Call for Papers
(Re)constructing communities in Europe, 1918-1968. A venture into the discursive practices of community building
Radboud University Nijmegen / Utrecht University – Soeterbeeck Study Center
18-20 December 2013
Conceptions of community were at the heart of inter- and post-war discourses of (re)construction, both in communist Eastern Europe and the democratic West.
Building on political and scientific discourses of community-building, and infused by the traumatic ruptures in (local) society during the Second World War, the idea of creating and sustaining social coherence became a shared consensus. At various levels, and referring to a variety of collectives, ‘community’ – Gemeinschaft, gemeenschap, communauté etc. – was perceived as imperative for stability, prosperity and welfare. This conference addresses the various discourses and conceptions of community in Europe in from the end of the First World War up until the late 1960s from a multilevel perspective – local, national and transnational – and through a focus on communicative practices. The latter refers to the embeddedness of community discourse in language, but also takes into account how this discourse is – performatively – acted out in social and politico-administrative practices.

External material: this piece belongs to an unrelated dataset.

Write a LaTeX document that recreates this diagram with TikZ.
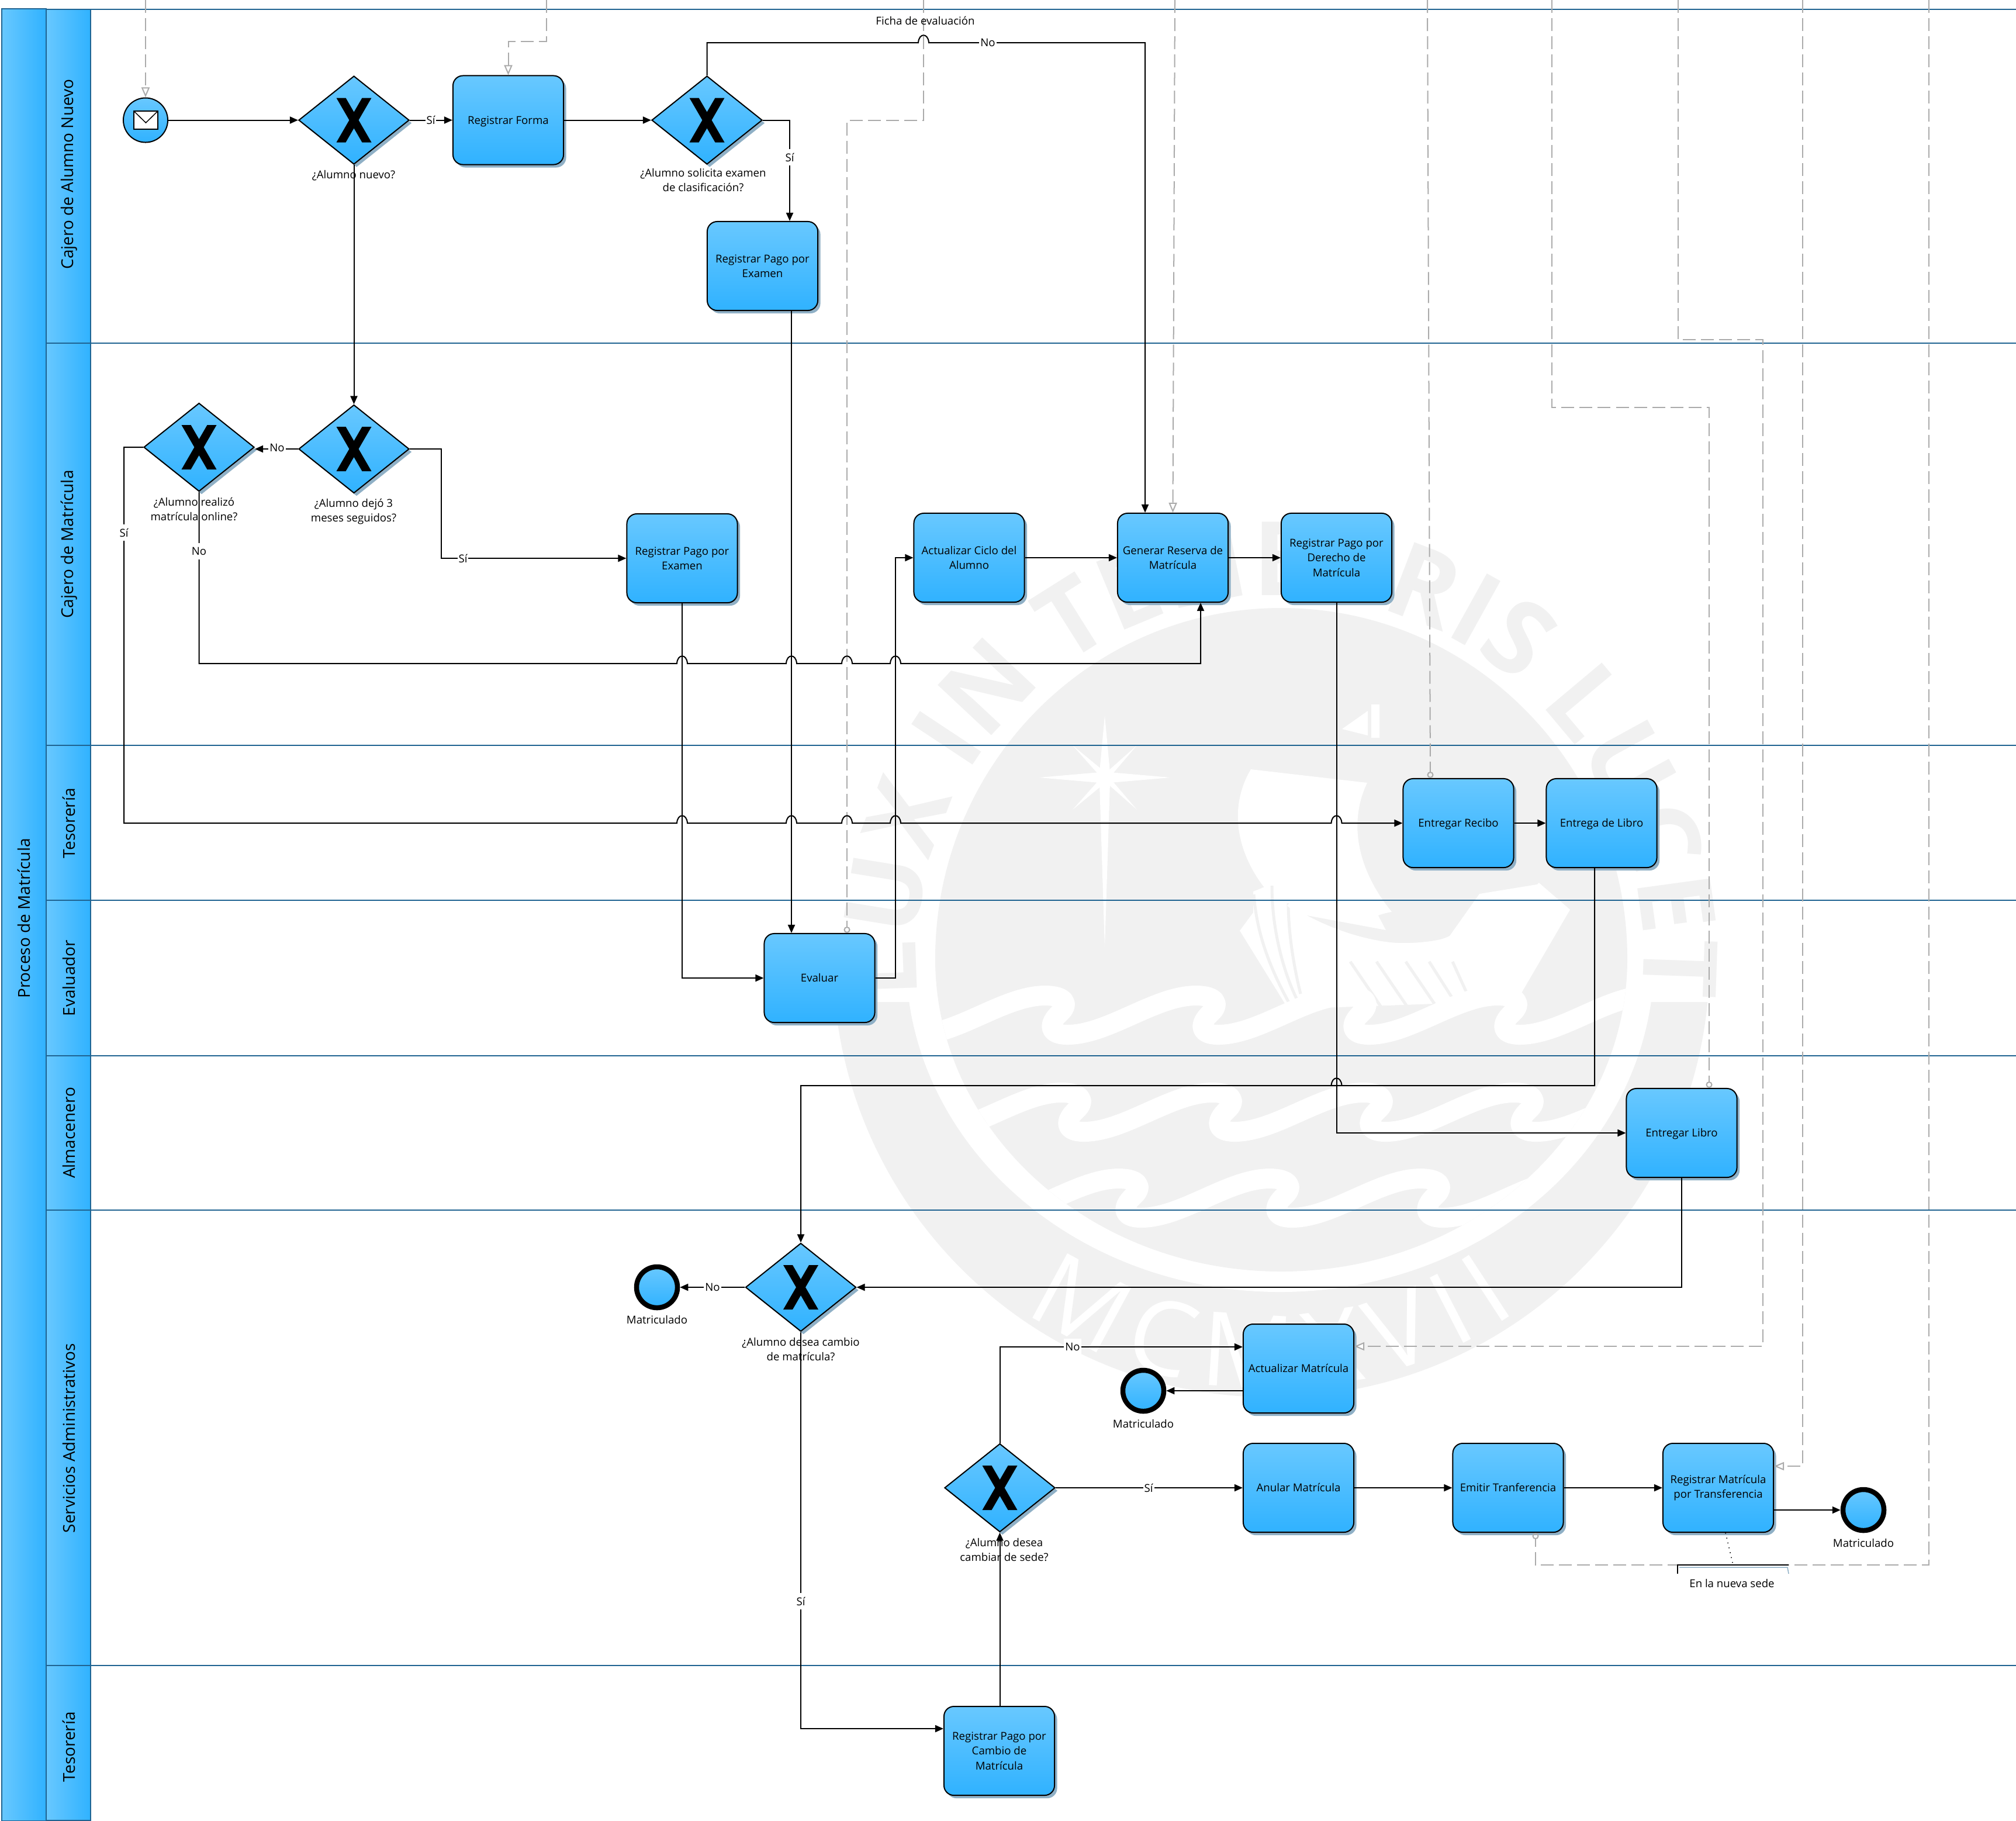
\documentclass[tikz,border=0pt]{standalone}
\usepackage{fontspec}
\setmainfont{Open Sans}
\usetikzlibrary{shapes.geometric,arrows.meta,shadows,decorations.text,calc}
\definecolor{topc}{HTML}{68C8FF}
\definecolor{botc}{HTML}{30B2FF}
\definecolor{shadowc}{HTML}{8FB0C6}
\definecolor{laneline}{HTML}{1F6391}
\definecolor{dashc}{HTML}{ABABAB}
\definecolor{wmgray}{HTML}{F1F1F1}
\newcommand\wmfont{\fontsize{50}{50}\selectfont\bfseries}
\newcommand\wmfontb{\fontsize{50}{50}\selectfont}
\tikzset{
  softshadow/.style={general shadow={fill=shadowc,shadow xshift=0.045cm,shadow yshift=-0.05cm}},
  task/.style={draw=black,line width=0.02cm,rounded corners=0.17cm,top color=topc,bottom color=botc,minimum width=1.89cm,minimum height=1.52cm,inner sep=0pt,align=center,softshadow,font=\fontsize{5.3}{7.2}\selectfont},
  single/.style={text height=5.2pt,text depth=1.4pt},
  gateway/.style={diamond,aspect=1.25,draw=black,line width=0.02cm,top color=topc,bottom color=botc,minimum width=1.89cm,minimum height=1.51cm,inner sep=0pt,softshadow},
  startev/.style={circle,draw=black,line width=0.02cm,top color=topc,bottom color=botc,minimum size=0.76cm,inner sep=0pt},
  endev/.style={circle,draw=black,line width=0.085cm,top color=topc,bottom color=botc,minimum size=0.70cm,inner sep=0pt},
  flow/.style={draw=black,line width=0.02cm,-{Triangle[length=0.14cm,width=0.12cm]}},
  msg/.style={draw=dashc,line width=0.02cm,dash pattern=on 0.22cm off 0.09cm,-{Triangle[open,length=0.17cm,width=0.14cm,fill=white]}},
  msgc/.style={draw=dashc,line width=0.02cm,dash pattern=on 0.22cm off 0.09cm,-{Circle[open,length=0.11cm,fill=none]}},
  lbl/.style={inner sep=0pt,align=center,font=\fontsize{5.3}{7.2}\selectfont},
  cond/.style={fill=white,inner xsep=0.02cm,inner ysep=0pt,minimum height=0.28cm,font=\fontsize{5.3}{7.2}\selectfont},
  lanehead/.style={draw=laneline,line width=0.02cm,left color=topc,right color=botc,inner sep=0pt,minimum width=0.76cm},
  lanetxt/.style={rotate=90,inner sep=0pt,font=\fontsize{7.95}{9}\selectfont},
  laneb/.style={draw=laneline,line width=0.028cm},
  wave/.style={draw=white,line width=0.34cm,line cap=round,line join=round}
}
\newcommand\hj[2]{-- (#1-9,#2) .. controls (#1-8,#2-17) and (#1+8,#2-17) .. (#1+9,#2)}
\newcommand\gatenode[3]{%
  \node[gateway] (#1) at (#2,#3) {};
  \fill[black,shift={(#1.center)}] (-30,-38)--(-14,-38)--(30,38)--(14,38)--cycle (14,-38)--(30,-38)--(-14,38)--(-30,38)--cycle;
}
\newcommand\wavepart{.. controls +(70,0) and +(-70,0) .. ++(220,-67) .. controls +(35,0) and +(17,-15) .. ++(25,30) .. controls +(-20,18) and +(-33,0) .. ++(13,37) }
\newcommand\discpath{(1600,1640) arc [start angle=180,end angle=0,x radius=592,y radius=535] arc [start angle=0,end angle=-180,x radius=592,y radius=600]}
\begin{document}
\begin{tikzpicture}[x=0.01cm,y=-0.01cm]
\useasboundingbox (0,0) rectangle (3449,3114);
\fill[white] (0,0) rectangle (3449,3114);
% ---- watermark seal
\begin{scope}
  \clip (1400,1714) rectangle (3000,2420);
  \fill[wmgray] (2175,1640) circle [radius=750];
  \fill[white] (2190,1640) ellipse [x radius=640,y radius=570];
\end{scope}
\path[decorate,decoration={text along path,text={|\wmfont\color{wmgray}|LUX IN TENEBRIS LUCET},text align={fit to path}}]
  plot[domain=186:-6,samples=120] ({2190+622*cos(\x)},{1640-622*sin(\x)});
\fill[wmgray] \discpath;
\path[decorate,decoration={text along path,text={|\wmfontb\color{white}|MCMXVII},text align={fit to path}}]
  plot[domain=235:305,samples=60] ({2175+735*cos(\x)},{1640-735*sin(\x)});
\begin{scope}
  \clip \discpath;
  % star
  \fill[white] (1890,1224)--(1899,1321)--(2002,1330)--(1899,1339)--(1890,1621)--(1881,1339)--(1778,1330)--(1881,1321)--cycle;
  \fill[white] (1835,1275)--(1892,1322)--(1945,1275)--(1898,1330)--(1945,1385)--(1892,1338)--(1835,1385)--(1884,1330)--cycle;
  % flag
  \fill[white] (2296,1247)--(2340,1216)--(2340,1258)--cycle (2346,1205)--(2360,1205)--(2360,1262)--(2346,1262)--cycle;
  % sail and hull
  \fill[white] (2140,1316) -- (2339,1339) .. controls (2300,1420) and (2330,1520) .. (2420,1600) -- (2204,1560) .. controls (2130,1500) and (2090,1400) .. (2140,1316) -- cycle;
  \fill[wmgray] (2358,1566) .. controls (2400,1550) and (2450,1560) .. (2482,1590) .. controls (2450,1612) and (2410,1615) .. (2382,1612) -- cycle;
  \fill[white] (2176,1512) -- (2144,1525) -- (2144,1561) -- (2121,1592) -- (2204,1726) -- (2595,1712) -- (2686,1556) -- (2635,1512) -- (2531,1529) -- (2480,1601)
     .. controls (2420,1630) and (2300,1610) .. (2204,1547) -- cycle;
  \draw[wmgray,line width=0.05cm] (2145,1530) .. controls (2150,1600) and (2175,1660) .. (2205,1715);
  \draw[wmgray,line width=0.05cm] (2176,1515) .. controls (2176,1590) and (2195,1660) .. (2218,1708);
  \draw[wmgray,line width=0.05cm] (2204,1545) .. controls (2204,1600) and (2215,1660) .. (2225,1700);
  \foreach \a/\b in {2310/2385,2355/2430,2405/2480,2445/2515,2485/2535}{\draw[wmgray,line width=0.05cm] (\a,1645) -- (\b,1755);}
  \draw[white,line width=0.06cm] (2204,1547) .. controls (2300,1630) and (2500,1660) .. (2635,1512);
  % waves
  \draw[wave] (1568,1770) \wavepart \wavepart \wavepart \wavepart \wavepart;
  \draw[wave] (1596,1936) \wavepart \wavepart \wavepart \wavepart \wavepart;
  \draw[wave] (1694,2083) \wavepart \wavepart \wavepart \wavepart;
\end{scope}
% ---- lane boundaries
\foreach \yy/\nm in {16/a,587/b,1275/c,1540/d,1806/e,2070/f,2849/g}{
  \coordinate (lb\nm) at (79,\yy);
  \coordinate (le\nm) at (3449,\yy);
  \draw[laneb] (lb\nm) -- (le\nm);
}
% ---- pool and lanes
\node[lanehead,minimum height=30.98cm] (pool) at (41,1565) {};
\node[lanehead,minimum height=5.71cm] (l1) at (117,301.5) {};
\node[lanehead,minimum height=6.88cm] (l2) at (117,931) {};
\node[lanehead,minimum height=2.65cm] (l3) at (117,1407.5) {};
\node[lanehead,minimum height=2.66cm] (l4) at (117,1673) {};
\node[lanehead,minimum height=2.64cm] (l5) at (117,1938) {};
\node[lanehead,minimum height=7.79cm] (l6) at (117,2459.5) {};
\node[lanehead,minimum height=2.65cm] (l7) at (117,2981.5) {};
\node[lanetxt] (tp) at (41,1571) {Proceso de Matrícula};
\node[lanetxt] (t1) at (118,298) {Cajero de Alumno Nuevo};
\node[lanetxt] (t2) at (118,931) {Cajero de Matrícula};
\node[lanetxt] (t3) at (118,1408) {Tesorería};
\node[lanetxt] (t4) at (118,1673) {Evaluador};
\node[lanetxt] (t5) at (118,1938) {Almacenero};
\node[lanetxt] (t6) at (118,2460) {Servicios Administrativos};
\node[lanetxt] (t7) at (118,2988) {Tesorería};
% ---- flow objects
\node[startev] (start) at (249,205.5) {};
\draw[black,fill=white,line width=0.02cm] (229,190) rectangle (270,221);
\draw[black,line width=0.015cm] (229,190) -- (249.5,210) -- (270,190);
\gatenode{g1}{605.5}{205.5}
\node[task,single] (forma) at (869.5,205.5) {Registrar Forma};
\gatenode{g2}{1209.5}{205.5}
\node[task] (pagoa) at (1304.5,455) {Registrar Pago por\\Examen};
\gatenode{g3}{605.5}{768}
\gatenode{g4}{340.5}{765}
\node[task] (pagob) at (1167,955) {Registrar Pago por\\Examen};
\node[task] (ciclo) at (1658,954) {Actualizar Ciclo del\\Alumno};
\node[task] (reserva) at (2006.5,954) {Generar Reserva de\\Matrícula};
\node[task] (derecho) at (2286.5,954) {Registrar Pago por\\Derecho de\\Matrícula};
\node[task,single] (recibo) at (2495,1408) {Entregar Recibo};
\node[task,single] (libroa) at (2740,1408) {Entrega de Libro};
\node[task,single] (evaluar) at (1402,1673) {Evaluar};
\node[task,single] (librob) at (2877,1938) {Entregar Libro};
\gatenode{g5}{1370}{2202}
\node[endev] (e1) at (1124,2202) {};
\node[task,single] (actual) at (2221.5,2341) {Actualizar Matrícula};
\node[endev] (e2) at (1956,2379) {};
\gatenode{g6}{1710.5}{2545}
\node[task,single] (anular) at (2221.5,2545) {Anular Matrícula};
\node[task,single] (emitir) at (2580,2545) {Emitir Tranferencia};
\node[task] (regmat) at (2939.5,2545) {Registrar Matrícula\\por Transferencia};
\node[endev] (e3) at (3188,2583) {};
\node[task] (cambio) at (1709.5,2995) {Registrar Pago por\\Cambio de\\Matrícula};
% ---- message flows
\coordinate (m1) at (249,0);
\coordinate (m2) at (935,0);
\coordinate (m3) at (1580,0);
\coordinate (m4) at (2010,0);
\coordinate (m5) at (2442,0);
\coordinate (m6) at (2655,0);
\coordinate (m7) at (2871,0);
\coordinate (m8) at (3084,0);
\coordinate (m9) at (3300,0);
\draw[msg] (m1) -- (start.north);
\draw[msg] (m2) -- (935,71) -- (869.5,71) -- (forma.north);
\draw[msgc] (m3) -- (1580,206) -- (1449,206) -- (evaluar.north -| 1449,0);
\draw[msg] (m4) -- (reserva.north);
\draw[msgc] (m5) -- (recibo.north -| 2447,0);
\draw[msgc] (m6) -- (2655,697) -- (2924,697) -- (librob.north -| 2924,0);
\draw[msg] (m7) -- (2871,581) -- (3016,581) -- (3016,2303) -- (actual.east |- 0,2303);
\draw[msg] (m8) -- (3084,2508) -- (regmat.east |- 0,2508);
\draw[msgc] (m9) -- (3300,2677) -- (2627,2677) -- (emitir.south -| 2627,0);
% ---- sequence flows
\draw[flow] (start.east) -- (g1.west);
\draw[flow] (g1.east) -- (forma.west);
\draw[flow] (forma.east) -- (g2.west);
\draw[flow] (g2.east) -- (1351,205.5) -- (pagoa.north -| 1351,0);
\draw[flow] (g2.north) -- (1209.5,73) \hj{1580}{73} -- (1959,73) -- (reserva.north -| 1959,0);
\draw[flow] (g1.south) -- (g3.north);
\draw[flow] (g3.west) -- (g4.east |- g3.west);
\draw[flow] (g3.east) -- (755,768) -- (755,955) -- (pagob.west);
\draw[flow] (g4.west) -- (212,765) -- (212,1408) \hj{1167}{1408} \hj{1354}{1408} \hj{1449}{1408} \hj{1532}{1408} \hj{2286.5}{1408} -- (recibo.west);
\draw[flow] (g4.south) -- (340.5,1135) \hj{1167}{1135} \hj{1354}{1135} \hj{1449}{1135} \hj{1532}{1135} -- (2054,1135) -- (reserva.south -| 2054,0);
\draw[flow] (pagoa.south -| 1354,0) -- (evaluar.north -| 1354,0);
\draw[flow] (pagob.south) -- (1167,1673) -- (evaluar.west);
\draw[flow] (evaluar.east) -- (1532,1673) -- (1532,954) -- (ciclo.west);
\draw[flow] (ciclo.east) -- (reserva.west);
\draw[flow] (reserva.east) -- (derecho.west);
\draw[flow] (recibo.east) -- (libroa.west);
\draw[flow] (derecho.south) -- (2286.5,1938) -- (librob.west);
\draw[flow] (libroa.south -| 2728,0) -- (2728,1857) \hj{2286.5}{1857} -- (1370,1857) -- (g5.north);
\draw[flow] (librob.south) -- (2877,2202) -- (g5.east);
\draw[flow] (g5.west) -- (e1.east);
\draw[flow] (g5.south) -- (1370,2957) -- (cambio.west |- 0,2957);
\draw[flow] (cambio.north -| g6.south) -- (g6.south);
\draw[flow] (g6.north) -- (1710.5,2304) -- (actual.west |- 0,2304);
\draw[flow] (actual.west |- e2.east) -- (e2.east);
\draw[flow] (g6.east) -- (anular.west);
\draw[flow] (anular.east) -- (emitir.west);
\draw[flow] (emitir.east) -- (regmat.west);
\draw[flow] (regmat.east |- e3.west) -- (e3.west);
% ---- annotation
\coordinate (anA) at (2870,2692);
\coordinate (anB) at (3060,2692);
\node[lbl] (antxt) at (2963,2708) {En la nueva sede};
\draw[draw=shadowc,line width=0.015cm] (2873,2681) -- (3058,2681) -- (anB);
\draw[black,line width=0.02cm] (anA) -- (2870,2677) -- (3060,2677);
\draw[black,line width=0.015cm,dotted] (regmat.south -| 2952,0) -- (2965,2677);
% ---- labels
\node[lbl] (f1) at (1583,35) {Ficha de evaluación};
\node[lbl] (q1) at (605,300) {¿Alumno nuevo?};
\node[lbl] (q2) at (1203,308) {¿Alumno solicita examen\\de clasificación?};
\node[lbl] (q3) at (605,875) {¿Alumno dejó 3\\meses seguidos?};
\node[lbl] (q4) at (332,871) {¿Alumno realizó\\matrícula online?};
\node[lbl] (q5) at (1370,2308) {¿Alumno desea cambio\\de matrícula?};
\node[lbl] (q6) at (1718,2651) {¿Alumno desea\\cambiar de sede?};
\node[lbl] (n1) at (1124,2257) {Matriculado};
\node[lbl] (n2) at (1956,2435) {Matriculado};
\node[lbl] (n3) at (3188,2639) {Matriculado};
\node[cond] (c1) at (737,205.5) {Sí};
\node[cond] (c2) at (1351,269) {Sí};
\node[cond] (c3) at (1690,73) {No};
\node[cond] (c4) at (474,766) {No};
\node[cond] (c5) at (792,955) {Sí};
\node[cond] (c6) at (212,911) {Sí};
\node[cond] (c7) at (340.5,943) {No};
\node[cond] (c8) at (1219,2202) {No};
\node[cond] (c9) at (1370,2739) {Sí};
\node[cond] (c10) at (1835,2304) {No};
\node[cond] (c11) at (1965,2545) {Sí};
\end{tikzpicture}
\end{document}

Relating to Benedict Anderson’s seminal work on the discursive construction of national communities and Bourdieu’s notion of identity politics, this conference aims to uncover the politics behind community reconstruction, the inclusionary and exclusionary mechanisms inherent in community discourse, the (new) conceptions of identity at the heart of post-war communities and the struggle for dominance between top-down (governmental) and bottom-up (grassroots) projections of community and narratives of belonging and solidarity.
Call for papers
This conference aims to unite academics focusing on research related to notions of community (re)construction in post-war Europe up until the early 1960s. We particularly welcome papers which
- discuss the discursive construction of communities in various contexts, be it political, social, economic or cultural and on various levels, be it local, national and/or international;
- start from a comparative or transnational perspective;
- discover continuities and discontinuities in pre-war, war and post-war community discourse
- take into account the sense of urgency which permeated efforts for the post-war reconstruction and recovery of Europe.
Jon Lawrence (University of Cambridge, Emmanuel College)
Rosemary Wakeman (Fordham University, New York)
Dr. Stefan Couperus, Utrecht University, email@example.com
Dr. Harm Kaal, Radboud University Nijmegen, firstname.lastname@example.org
This conference is funded by the NWO – Innovational Research Incentives Scheme.
Abstracts of up to 300 words are due 1 February 2013. Please send abstracts to email@example.com . Notification of acceptance: 1 March 2013. Full papers will be circulated among the participants in advance of the conference.
A small fee, which includes accommodation and subsistence, will apply.